Die manische Konzentration auf die Fertigstellung der Recherche hat Proust nicht daran gehindert, das Zeitgeschehen unbestechlich und mit klarem Urteilsvermögen im Auge zu behalten. Er durchschaute nicht nur die nationalistischen Machenschaften im Fall Dreyfus, sondern distanzierte sich auch vom um sich greifenden Chauvinismus im Ersten Weltkrieg. Als 1919 ein Manifest von Intellektuellen die Erneuerung des europäischen Geistes unter der Führung Frankreichs forderte, lehnte Proust die Unterzeichnung vehement ab mit der Begründung, das Geistige lasse sich nicht national vereinnahmen.

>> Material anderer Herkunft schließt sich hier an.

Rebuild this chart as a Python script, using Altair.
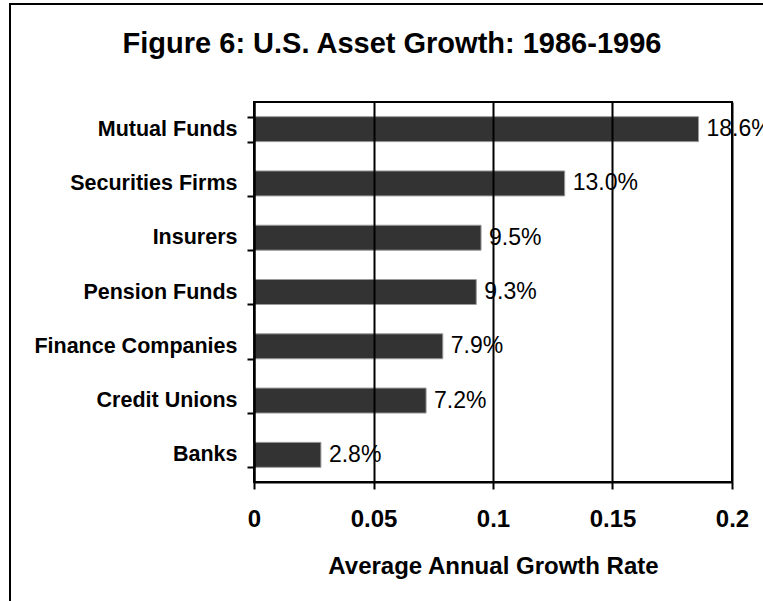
import altair as alt
import pandas as pd

categories = ["Mutual Funds", "Securities Firms", "Insurers", "Pension Funds",
              "Finance Companies", "Credit Unions", "Banks"]
growth = [0.186, 0.130, 0.095, 0.093, 0.079, 0.072, 0.028]
x_ticks = [0, 0.05, 0.1, 0.15, 0.2]
title_text = "Figure 6: U.S. Asset Growth: 1986-1996"
x_title = "Average Annual Growth Rate"

df = pd.DataFrame({"category": categories, "growth": growth})
FONT = "Liberation Sans"

y_enc = alt.Y(
    "category:N", sort=categories, title=None,
    scale=alt.Scale(paddingInner=0.54, paddingOuter=0.27),
    axis=alt.Axis(tickBand="extent", labelFont=FONT, labelFontSize=21.5,
                  labelFontWeight="bold", labelColor="black", tickSize=7,
                  tickWidth=2, tickColor="black", domainColor="black",
                  domainWidth=2, labelPadding=10, labelLimit=400, grid=False,
                  zindex=1),
)
x_enc = alt.X(
    "growth:Q", scale=alt.Scale(domain=[0, 0.2], nice=False), title=x_title,
    axis=alt.Axis(values=x_ticks, format=".2~f", grid=True, gridColor="black",
                  gridWidth=2, gridOpacity=1, tickSize=7, tickWidth=2,
                  tickColor="black", domainColor="black", domainWidth=2,
                  labelFont=FONT, labelFontSize=24, labelFontWeight="bold",
                  labelColor="black", labelPadding=18, labelFlush=False,
                  titleFont=FONT, titleFontSize=24, titleFontWeight="bold",
                  titleColor="black", titlePadding=23, zindex=1),
)

bars = alt.Chart(df).mark_bar(color="#333333", stroke="#9a9a9a", strokeWidth=1).encode(
    x=x_enc, y=y_enc
)
labels = alt.Chart(df).mark_text(
    align="left", baseline="middle", dx=8, font=FONT, fontSize=23, color="black"
).encode(
    x="growth:Q",
    y=alt.Y("category:N", sort=categories),
    text=alt.Text("growth:Q", format=".1%"),
)

one = pd.DataFrame({"k": [0]})
frame_left = alt.Chart(one).mark_rule(color="black", strokeWidth=2).encode(
    x=alt.value(-244), y=alt.value(-98), y2=alt.value(560)
)
frame_top = alt.Chart(one).mark_rule(color="black", strokeWidth=2).encode(
    y=alt.value(-98), x=alt.value(-245), x2=alt.value(560)
)

chart = alt.layer(frame_left, frame_top, bars, labels).properties(
    width=478, height=380,
    autosize=alt.AutoSizeParams(type="none"),
    padding={"left": 254, "top": 102, "right": 31, "bottom": 119},
    title=alt.TitleParams(title_text, font=FONT, fontSize=29, fontWeight="bold",
                          color="black", anchor="middle", frame="group",
                          dx=-101, baseline="alphabetic", offset=-79),
).configure_view(stroke="black", strokeWidth=2)

chart.save("out.html", embed_options={"renderer": "svg", "actions": False})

Bei einem seiner letzten Ausgänge besucht Proust die Erstaufführung von Strawinskis Oper «Renard» am 18. Mai 1922 im Théâtre de l’opéra mit dem Ballet Russe unter dem Dirigat von Ernest Ansermet. Anschliessend treffen sich Igor Strawinski, Sergej Diaghilew, Pablo Picasso, James Joyce und Marcel Proust zum Essen. Joyce und Proust benützen gemeinsam ein Taxi für die Heimfahrt. Die beiden epochalen Erneuerer des Romans sitzen für eine halbe Stunde ungestört beisammen. Der Biograph Tadié kann zu dieser historischen Taxifahrt nur mitteilen, die beiden hätten sich nichts zu sagen gehabt.
Mein zweiter Versuch einer Lektüre von Prousts Werk war eine grossartige Erfahrung. Im Rückblick sind Länge und Komplexität von «Auf der Suche nach der verlorenen Zeit» keine Erschwernisse, sondern notwendige Form dessen, was Proust entdeckt und geschaffen hat. Die Beschäftigung mit ihm und seinem Roman hat neue Einblicke ins Wesen von Literatur gegeben und in das, was sie an Aufschluss über Menschen, über die Condition humaine leistet.
Heisst das, man müsse Proust lesen? Dazu sage ich mit Lessing: «Kein Mensch muss müssen.» Aber wenn die Frage lautet, ob man Proust lesen solle: dann ja, unbedingt ja! Seine Recherche ist, wenn auch äusserlich ganz dem 19. Jahrhundert verhaftet, ein nach wie vor geradezu bestürzend moderner Roman. Und selbstverständlich gehört sie zu den allerbesten Werken überhaupt. Wenn Sie also das Ausserordentliche suchen: Streichen Sie den Himalaya, schenken Sie sich Mekka, Jerusalem oder Poona, und lesen Sie Proust!